The situation in Bahrain may well be providing Iran the opportunity to influence the emerging new regional order, which it has not been instrumental in creating or shaping till now.
The Bahrain crisis is also showing the limits of U.S. influence and power in a region vital to American interests. The Obama administration’s calls to speed up political reforms and its more recent condemnation of the crackdown have fallen on deaf ears in Manama. Instead, King Hamad has sought counsel or been influenced by Bahrain’s big brother, Saudi Arabia. For their part, the Saudis, increasingly upset with Washington, have warned both the United States and Iran not to interfere in Bahrain’s affairs. We really are in unchartered territory.

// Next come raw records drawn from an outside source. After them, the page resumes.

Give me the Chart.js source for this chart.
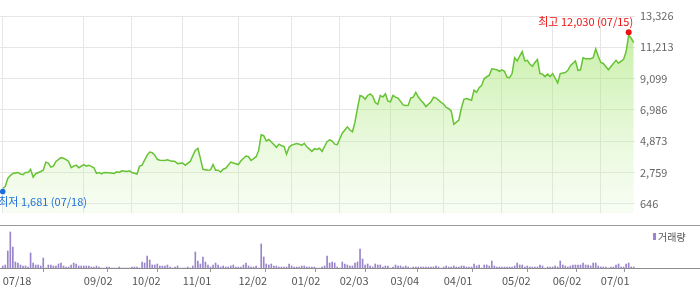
<!DOCTYPE html>
<html>
<head>
<meta charset="utf-8">
<script src="https://cdn.jsdelivr.net/npm/chart.js@4.4.1/dist/chart.umd.min.js"></script>
<style>
body { margin: 0; background: #fff; }
#wrap { position: relative; width: 700px; height: 289px; overflow: hidden; }
canvas { position: absolute; left: 0; }
#priceChart { top: 0; }
#volChart { top: 225px; }
</style>
</head>
<body>
<div id="wrap">
  <canvas id="priceChart" width="700" height="225"></canvas>
  <canvas id="volChart" width="700" height="64"></canvas>
</div>
<script>
// trading day index (0 = 07/18) and close price
const days = [0,1,2,3,4,6,7,8,9,10,11,12,13,15,16,17,18,19,20,21,23,24,25,26,27,28,29,30,32,33,34,36,37,38,39,40,42,44,45,46,47,49,50,51,53,54,55,57,58,59,60,61,62,64,65,66,68,69,71,72,74,75,76,77,78,79,81,82,83,84,85,86,87,88,90,91,93,94,96,97,98,100,101,102,103,104,105,106,108,109,110,111,112,113,114,116,117,118,119,120,122,123,124,125,126,128,129,130,131,132,134,135,136,137,138,139,140,141,142,143,144,145,146,147,148,149,150,151,152,153,154,155,156,158,159,160,161,162,163,164,165,166,167,169,170,171,173,174,175,176,177,178,179,180,181,182,183,185,186,187,188,189,190,192,193,195,196,197,198,199,200,201,202,203,205,206,207,208,209,210,211,212,213,214,215,216,217,218,219,220,222,223,224,226,227,228,229,230,232,233,234,235,236,237,239,240,242,243,245,246,247,248,249];
const prices = [1681,1810,2363,2554,2700,2764,2662,2618,2764,2760,2980,2446,2681,2827,2917,3463,3400,3126,3190,3508,3762,3718,3635,3508,3082,3190,3254,3082,3298,3190,3254,3082,2700,2764,2662,2764,2745,2700,2808,2764,2872,2827,2872,2764,2662,3190,3254,3934,4144,4099,3934,3654,3591,3572,3616,3553,3508,3362,3400,3254,3508,3890,4252,4398,3718,2980,2917,2936,3298,2917,2917,2789,2980,3044,3463,3400,3298,3553,3871,3826,3572,3826,4252,5308,5244,4888,4990,4825,4462,4672,4570,4526,3998,4462,4608,4716,4672,4589,4735,4494,4189,4367,4316,4398,4189,4843,4971,4888,4672,4634,5416,5626,5842,5626,5511,6160,7114,7960,7896,7706,7960,8068,7915,7483,7369,7960,7852,8068,7578,7534,7960,7852,7788,7324,7279,7292,7788,7852,8170,7852,7642,7451,7216,7534,7852,7788,7496,7369,7152,7070,6898,6007,6160,6306,7114,7706,7750,7642,8323,8170,8488,8641,9105,9334,9760,9697,9595,9697,9595,9187,9168,9442,10504,10294,10930,10294,10332,10078,9932,10186,10396,9442,9404,9232,9404,9232,9442,9124,8806,9442,9506,9658,9976,10294,9658,9697,10504,10440,10440,10504,11095,10612,10186,10122,9697,9913,10332,10141,10396,10930,12030,11821,11522];

// daily volume (thousand shares), one per trading day 0..249
const volumes = [20,30,170,360,210,60,50,30,20,20,10,150,50,30,30,20,100,0,30,30,20,20,40,50,20,10,10,30,50,40,20,20,20,20,20,10,10,20,10,0,0,10,10,0,0,0,10,0,0,0,0,10,10,10,0,60,50,120,80,30,30,40,20,20,20,30,10,0,10,20,0,0,0,10,0,20,160,70,40,110,60,30,10,30,50,30,10,20,10,10,20,30,10,10,10,30,50,20,10,10,20,0,240,110,40,30,40,20,20,10,10,10,10,40,20,10,10,10,20,20,10,10,10,10,0,0,10,20,120,50,60,50,10,0,60,40,30,20,20,50,60,190,90,30,40,20,10,40,30,30,10,20,20,0,10,30,20,20,10,20,10,0,10,10,10,10,10,10,10,10,10,20,10,0,10,20,10,10,20,10,10,20,20,10,10,10,40,20,30,0,30,30,20,70,20,10,10,10,10,10,10,10,20,50,30,30,10,20,10,10,10,10,30,20,0,10,10,10,20,10,70,30,20,10,20,30,30,30,30,50,30,30,20,50,50,20,10,10,10,0,10,10,30,40,10,10,40,50,10,10];

const tickDays = [0, 32, 51, 71, 93, 114, 133, 153, 174, 197, 217, 236];
const tickLabels = ['07/18','09/02','10/02','11/01','12/02','01/02','02/03','03/04','04/01','05/02','06/02','07/01'];
const priceTicks = [646, 2759, 4873, 6986, 9099, 11213, 13326];
const lowDate = '07/18';
const highDate = '07/15';

Chart.defaults.font.family = "'Noto Sans CJK KR', 'DejaVu Sans', sans-serif";
Chart.defaults.devicePixelRatio = 1;

const xMin = -1.07, xMax = 249.5;
const fmt = v => v.toLocaleString('en-US');

const markPlugin = {
  id: 'marks',
  afterDatasetsDraw(chart) {
    const {ctx, scales: {x, y}} = chart;
    const hi = prices.indexOf(Math.max(...prices));
    const lo = prices.indexOf(Math.min(...prices));
    ctx.save();
    ctx.font = "11px 'Noto Sans CJK KR', sans-serif";
    ctx.textBaseline = 'middle';
    // highest
    let px = x.getPixelForValue(days[hi]), py = y.getPixelForValue(prices[hi]);
    ctx.fillStyle = '#ee1111';
    ctx.beginPath(); ctx.arc(px, py - 3, 3, 0, Math.PI * 2); ctx.fill();
    ctx.textAlign = 'right';
    ctx.fillText('최고 ' + fmt(prices[hi]) + ' (' + highDate + ')', px + 4.5, py - 13.5);
    // lowest
    px = x.getPixelForValue(days[lo]); py = y.getPixelForValue(prices[lo]);
    ctx.fillStyle = '#1e6fd9';
    ctx.beginPath(); ctx.arc(px, py + 3, 2.8, 0, Math.PI * 2); ctx.fill();
    ctx.textAlign = 'left';
    ctx.fillText('최저 ' + fmt(prices[lo]) + ' (' + lowDate + ')', px - 4.5, py + 13.5);
    ctx.restore();
  }
};

new Chart(document.getElementById('priceChart'), {
  type: 'line',
  data: {
    datasets: [{
      data: days.map((d, i) => ({x: d, y: prices[i]})),
      borderColor: '#66c333',
      borderWidth: 1.5,
      pointRadius: 0,
      tension: 0,
      fill: 'start',
      backgroundColor: (c) => {
        const area = c.chart.chartArea;
        if (!area) return 'rgba(190,238,150,0.5)';
        const g = c.chart.ctx.createLinearGradient(0, area.top, 0, area.bottom);
        g.addColorStop(0, 'rgba(150,225,90,0.6)');
        g.addColorStop(1, 'rgba(205,242,175,0.15)');
        return g;
      }
    }]
  },
  options: {
    responsive: false,
    animation: false,
    layout: {padding: {top: 16, left: 0, right: 0, bottom: 0}},
    plugins: {legend: {display: false}, tooltip: {enabled: false}},
    scales: {
      x: {
        type: 'linear', min: xMin, max: xMax,
        afterBuildTicks: s => { s.ticks = tickDays.map(v => ({value: v})); },
        afterFit: s => { s.height = 0; },
        grid: {color: '#e6e6e6', drawTicks: false},
        border: {display: false},
        ticks: {display: false}
      },
      y: {
        position: 'right', min: 0, max: 13326,
        afterBuildTicks: s => { s.ticks = priceTicks.map(v => ({value: v})); },
        afterFit: s => { s.width = 65; },
        grid: {color: '#e6e6e6', drawTicks: false},
        border: {display: false},
        ticks: {padding: 5, color: '#666', font: {size: 11}, autoSkip: false, callback: v => fmt(v)}
      }
    }
  },
  plugins: [markPlugin]
});

const volPlugin = {
  id: 'volDecor',
  beforeDraw(chart) {
    const {ctx, chartArea} = chart;
    ctx.save();
    ctx.strokeStyle = '#999';
    ctx.lineWidth = 1;
    ctx.beginPath();
    ctx.moveTo(0, 0.5); ctx.lineTo(chart.width, 0.5);
    ctx.stroke();
    ctx.restore();
  },
  afterDraw(chart) {
    const {ctx, chartArea} = chart;
    ctx.save();
    ctx.strokeStyle = '#8c8c8c';
    ctx.lineWidth = 1;
    ctx.beginPath();
    ctx.moveTo(0, Math.round(chartArea.bottom) + 0.5);
    ctx.lineTo(chart.width, Math.round(chartArea.bottom) + 0.5);
    ctx.stroke();
    ctx.fillStyle = '#9a84cc';
    ctx.fillRect(653, 8, 3, 7);
    ctx.fillStyle = '#555';
    ctx.font = "10px 'Noto Sans CJK KR', sans-serif";
    ctx.textBaseline = 'middle';
    ctx.textAlign = 'left';
    ctx.fillText('거래량', 658, 12);
    ctx.restore();
  }
};

new Chart(document.getElementById('volChart'), {
  type: 'bar',
  data: {
    datasets: [{
      data: volumes.map((v, i) => ({x: i, y: v})),
      backgroundColor: '#9a84cc',
      barThickness: 1
    }]
  },
  options: {
    responsive: false,
    animation: false,
    layout: {padding: {top: 3, right: 65, left: 0, bottom: 0}},
    plugins: {legend: {display: false}, tooltip: {enabled: false}},
    scales: {
      x: {
        type: 'linear', min: xMin, max: xMax, offset: false,
        afterBuildTicks: s => { s.ticks = tickDays.map(v => ({value: v})); },
        afterFit: s => { s.height = 21; },
        grid: {drawOnChartArea: false, drawTicks: true, tickLength: 4, color: '#999'},
        border: {display: false},
        ticks: {
          align: 'start', padding: 2, color: '#555', font: {size: 11},
          autoSkip: false, maxRotation: 0,
          callback: v => tickLabels[tickDays.indexOf(v)]
        }
      },
      y: {display: false, min: 0, max: 400}
    }
  },
  plugins: [volPlugin]
});
</script>
</body>
</html>
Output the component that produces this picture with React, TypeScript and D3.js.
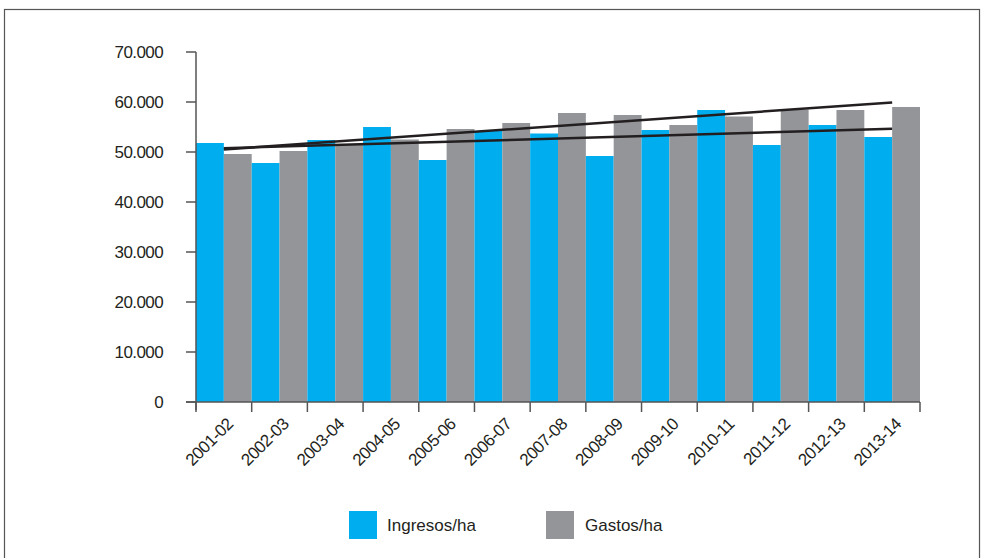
import React from 'react';
import * as d3 from 'd3';

const CAMPAIGNS = ['2001-02', '2002-03', '2003-04', '2004-05', '2005-06', '2006-07', '2007-08', '2008-09', '2009-10', '2010-11', '2011-12', '2012-13', '2013-14'];
const INGRESOS = [51800, 47800, 52400, 55000, 48400, 54200, 53700, 49200, 54400, 58400, 51400, 55400, 53000];
const GASTOS = [49600, 50200, 51500, 52500, 54600, 55800, 57800, 57400, 55400, 57100, 58500, 58400, 59000];
const Y_TICKS = [0, 10000, 20000, 30000, 40000, 50000, 60000, 70000];

const BLUE = '#00aeef';
const GREY = '#939598';
const INK = '#231f20';
const FONT = '"Liberation Sans", Arial, sans-serif';

// least squares line over the category index
const trend = (vals: number[]) => {
  const n = vals.length;
  const mx = d3.mean(vals.map((_, i) => i)) as number;
  const my = d3.mean(vals) as number;
  const sxy = d3.sum(vals, (v, i) => (i - mx) * (v - my));
  const sxx = d3.sum(vals, (_, i) => (i - mx) * (i - mx));
  const slope = sxy / sxx;
  return [0, n - 1].map((i) => ({ i, v: my + slope * (i - mx) }));
};

const App: React.FC = () => {
  const width = 983;
  const height = 558;

  const x = d3.scaleBand<string>().domain(CAMPAIGNS).range([196, 920]).paddingInner(0).paddingOuter(0);
  const y = d3.scaleLinear().domain([0, 70000]).range([402, 52]);
  const half = x.bandwidth() / 2;
  const fmt = (v: number) => (v === 0 ? '0' : d3.format(',')(v).replace(/,/g, '.'));

  const line = d3.line<{ i: number; v: number }>()
    .x((d) => (x(CAMPAIGNS[d.i]) as number) + half)
    .y((d) => y(d.v));

  return (
    <div style={{ position: 'absolute', left: 0, top: 0 }}>
      <svg width={width} height={height} style={{ display: 'block', fontFamily: FONT }}>
        <rect x={4.5} y={9.5} width={975} height={560} fill="#fff" stroke="#555" strokeWidth={1.2} />

        {/* bars */}
        {CAMPAIGNS.map((c, i) => (
          <g key={c}>
            <rect x={x(c)} y={y(INGRESOS[i])} width={half} height={y(0) - y(INGRESOS[i])} fill={BLUE} />
            <rect x={(x(c) as number) + half} y={y(GASTOS[i])} width={half} height={y(0) - y(GASTOS[i])} fill={GREY} />
          </g>
        ))}

        {/* trend lines */}
        <path d={line(trend(GASTOS)) as string} fill="none" stroke={INK} strokeWidth={2.5} />
        <path d={line(trend(INGRESOS)) as string} fill="none" stroke={INK} strokeWidth={2.5} />

        {/* y axis */}
        <line x1={196} x2={196} y1={y(70000)} y2={410} stroke="#555" strokeWidth={1.5} />
        {Y_TICKS.map((t) => (
          <g key={t}>
            <line x1={186} x2={196} y1={y(t)} y2={y(t)} stroke="#555" strokeWidth={1.5} />
            <text x={163} y={y(t)} dy="0.35em" textAnchor="end" fontSize={17} letterSpacing={-0.6} fill={INK}>
              {fmt(t)}
            </text>
          </g>
        ))}

        {/* x axis */}
        <line x1={186} x2={920} y1={y(0)} y2={y(0)} stroke="#555" strokeWidth={1.5} />
        {[...CAMPAIGNS, null].map((c, i) => {
          const xp = c ? (x(c) as number) : 920;
          return <line key={i} x1={xp} x2={xp} y1={y(0)} y2={y(0) + 10} stroke="#555" strokeWidth={1.5} />;
        })}
        {CAMPAIGNS.map((c) => (
          <text
            key={c}
            transform={`translate(${(x(c) as number) + half + 6},${y(0) + 19}) rotate(-45)`}
            textAnchor="end"
            dy="0.35em"
            fontSize={17}
            letterSpacing={-0.5}
            fill={INK}
          >
            {c}
          </text>
        ))}

        {/* legend */}
        <rect x={349} y={511} width={28} height={28} fill={BLUE} />
        <text x={387} y={531} fontSize={17} fill={INK}>Ingresos/ha</text>
        <rect x={546} y={511} width={28} height={28} fill={GREY} />
        <text x={585} y={531} fontSize={17} fill={INK}>Gastos/ha</text>
      </svg>
    </div>
  );
};

export default App;
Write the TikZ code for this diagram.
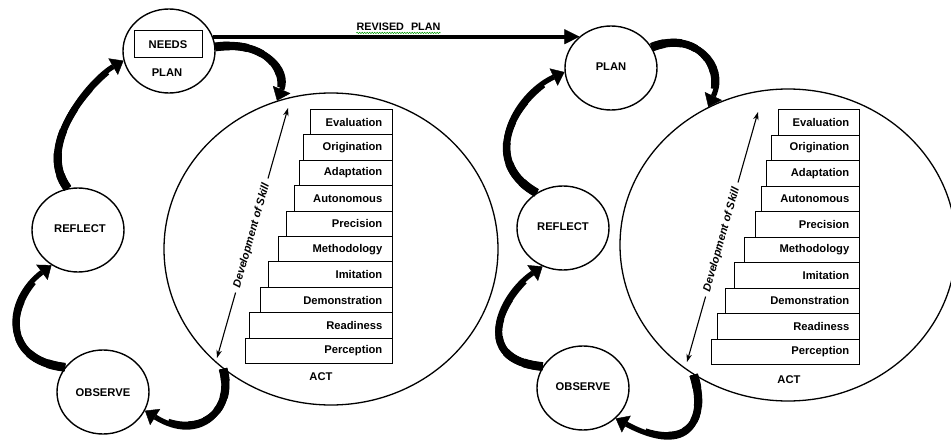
\documentclass[tikz,border=0pt]{standalone}
\usepackage{fontspec}
\setmainfont{Liberation Sans}
\usetikzlibrary{arrows.meta,shapes.geometric,decorations.pathmorphing,calc}
% tapered curved block arrow: node, angle, c1x, c1y, c2x, c2y, node, angle
\newcommand\taperarrow[8]{%
  \path (#1.#2) coordinate (tpA) (#7.#8) coordinate (tpB);
  \draw[bigarrow] (tpA) .. controls (#3,#4) and (#5,#6) .. (tpB);
  \foreach \tt/\ww in {0.85/5.8,0.7/6.4,0.55/7.0,0.4/7.6,0.25/8.2,0.1/8.8}{%
    \pgfsetlinewidth{\ww pt}%
    \pgfsetbuttcap
    \pgfpathcurvebetweentime{0}{\tt}{\pgfpointanchor{tpA}{center}}{\pgfpointxy{#3}{#4}}{\pgfpointxy{#5}{#6}}{\pgfpointanchor{tpB}{center}}%
    \pgfusepath{stroke}%
  }%
}
\begin{document}
\begin{tikzpicture}[x=1pt,y=1pt,
  lbl/.style={font=\fontsize{11.2}{13}\selectfont\bfseries, inner sep=0pt},
  smallc/.style={ellipse, draw, line width=1.4pt, minimum width=92pt, minimum height=84pt, inner sep=0pt},
  bigc/.style={ellipse, draw, line width=1.3pt, inner sep=0pt},
  stepbox/.style={draw, line width=1pt, rectangle, inner sep=0pt, anchor=north east},
  bigarrow/.style={line width=5.2pt, -{Triangle[length=12pt,width=19pt,line width=0.4pt]}},
  devarrow/.style={line width=1.1pt, -{Stealth[length=8pt,width=5.5pt]}},
  revarrow/.style={line width=3.8pt, -{Triangle[length=15pt,width=15pt,line width=0.4pt]}},
  squig/.style={green!60!black, line width=0.5pt, decorate, decoration={snake, amplitude=0.7pt, segment length=2.5pt}}
]
\useasboundingbox (0,0) rectangle (951,-444);

% big ACT ellipses
\node[bigc, minimum width=334pt, minimum height=312pt] (actL) at (331,-249) {};
\node[bigc, minimum width=336pt, minimum height=312pt] (actR) at (788,-245) {};

% small circles
\node[smallc] (planL) at (169,-51) {};
\node[smallc] (reflectL) at (78,-230) {};
\node[smallc] (observeL) at (103,-392) {};
\node[smallc] (planR) at (611,-68) {};
\node[smallc] (reflectR) at (563,-228) {};
\node[smallc] (observeR) at (583,-388) {};

\node[lbl, draw, line width=1pt, minimum width=68pt, minimum height=27pt] (needs) at (168,-44.5) {NEEDS};
\node[lbl] (planLtxt) at (167,-73) {PLAN};
\node[lbl] (reflectLtxt) at (80,-229) {REFLECT};
\node[lbl] (observeLtxt) at (103,-393) {OBSERVE};
\node[lbl] (planRtxt) at (611,-67) {PLAN};
\node[lbl] (reflectRtxt) at (563,-227) {REFLECT};
\node[lbl] (observeRtxt) at (583,-387) {OBSERVE};
\node[lbl] (actLtxt) at (321,-377) {ACT};
\node[lbl] (actRtxt) at (789,-380) {ACT};

% steps left
\foreach \lft/\txt [count=\i from 0] in {311/Evaluation,304/Origination,300/Adaptation,295/Autonomous,287/Precision,279/Methodology,269/Imitation,261/Demonstration,250/Readiness,246/Perception}{
  \pgfmathsetmacro\bw{393-\lft}
  \pgfmathsetmacro\btop{-109-25.4*\i}
  \node[stepbox, minimum width=\bw pt, minimum height=25.4pt] (Ls\i) at (393,\btop) {};
  \node[lbl, anchor=east] (Lt\i) at ($(Ls\i.east)+(-10.5,0)$) {\txt};
}
% steps right
\foreach \lft/\txt [count=\i from 0] in {779/Evaluation,772/Origination,767/Adaptation,762/Autonomous,756/Precision,745/Methodology,735/Imitation,726/Demonstration,718/Readiness,712/Perception}{
  \pgfmathsetmacro\bw{860-\lft}
  \pgfmathsetmacro\btop{-109-25.5*\i}
  \node[stepbox, minimum width=\bw pt, minimum height=25.5pt] (Rs\i) at (860,\btop) {};
  \node[lbl, anchor=east] (Rt\i) at ($(Rs\i.east)+(-10.5,0)$) {\txt};
}

% development of skill arrows
\coordinate (dLb) at (217,-358);
\coordinate (dLt) at (288,-108);
\path (dLb) -- node[pos=0.49, sloped, lbl, font=\fontsize{11}{13}\selectfont\bfseries\itshape] (dLtxt) {Development of Skill} (dLt);
\draw[devarrow] ($(dLtxt.west)!-5pt!(dLtxt.east)$) -- (dLb);
\draw[devarrow] ($(dLtxt.east)!-5pt!(dLtxt.west)$) -- (dLt);

\coordinate (dRb) at (687,-362);
\coordinate (dRt) at (758,-112);
\path (dRb) -- node[pos=0.49, sloped, lbl, font=\fontsize{11}{13}\selectfont\bfseries\itshape] (dRtxt) {Development of Skill} (dRt);
\draw[devarrow] ($(dRtxt.west)!-5pt!(dRtxt.east)$) -- (dRb);
\draw[devarrow] ($(dRtxt.east)!-5pt!(dRtxt.west)$) -- (dRt);

% revised plan
\draw[revarrow] (planL.18) -- (planL.18 -| planR.135);
\node[lbl, font=\fontsize{10.8}{12}\selectfont\bfseries] (rev) at (398.5,-26.4) {REVISED\hspace{7pt}PLAN};
\draw[squig] ($(rev.south west)+(0,-2.5)$) -- ($(rev.south east)+(0,-2.5)$);

% cycle arrows left
\taperarrow{reflectL}{104}{35}{-145}{90}{-80}{planL}{192}
\taperarrow{planL}{5}{265}{-40}{290}{-70}{actL}{110}
\taperarrow{actL}{228}{235}{-410}{200}{-445}{observeL}{336}
\taperarrow{observeL}{147}{0}{-360}{5}{-300}{reflectL}{233}

% cycle arrows right
\taperarrow{reflectR}{127}{478}{-160}{515}{-95}{planR}{185}
\taperarrow{planR}{27}{695}{-30}{728}{-65}{actR}{120}
\taperarrow{actR}{234}{708}{-420}{690}{-458}{observeR}{317}
\taperarrow{observeR}{152}{470}{-360}{500}{-295}{reflectR}{242}
\end{tikzpicture}
\end{document}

Bahrain represents the clearest indication of a rupture in Saudi-US relations. As both struggle to manage the sweeping changes in the region, they seem to be on starkly different paths. Saudi Arabia, in particular, may have already determined that the US, especially President Obama, cannot be relied upon to safeguard well-established mutual interests in the region, including the protection of the Kingdom and the House of Saud itself. If this is the case, U.S. influence on Saudi Arabia may be nose-diving at a time when it is most needed. As the region enters a period of prolonged instability, increasingly sharp disagreements between the United States and Saudi Arabia may well be the biggest casualty of the Bahrain crisis.
This could result in Saudi ambivalence about raising its own output to keeping oil prices down — something which would have a direct effect on gas prices in the US and internationally. More notably, Saudi leadership may make the GCC less reliant on US leadership and diminish further US influence and power in the region. Nevertheless, the United States, Europe, and others in the region must not falter in their calls to end the crackdown and pursue a political solution to the Bahrain crisis. Only a political solution can halt Bahrain’s slide to civil war and avert a greater regional fallout.
The path to such a solution can be achieved in two steps: firstly by establishing a truce based on the ending of opposition protests, the release of all opposition leaders and activists, and the withdrawal from Bahrain of all GCC forces. Secondly, a time-bound national dialogue of two months should be possible based on the principles of enhancing political representation and accountability and the sharing of power. This dialogue should also serve as the basis for talks aimed at achieving the far-reaching goal of a "constitutional or parliamentary monarchy" in the country. It is a goal that King Hamad has previously set and which the mainstream opposition parties are demanding. It is now time to put aside sectarian concerns and deep seated existential fears and get on with the job of achieving this for the future of Bahrain, the Gulf region, and the entire Middle East.
Salman Shaikh is Director of the Brookings Institution’s Doha Center and Fellow at the Saban Center for Middle East Policy. Shaikh previously served as the Special Assistant for the Middle East and Asia to the United Nations Under-Secretary-General for Political Affairs and as an adviser to former UN Secretary-General Kofi Annan.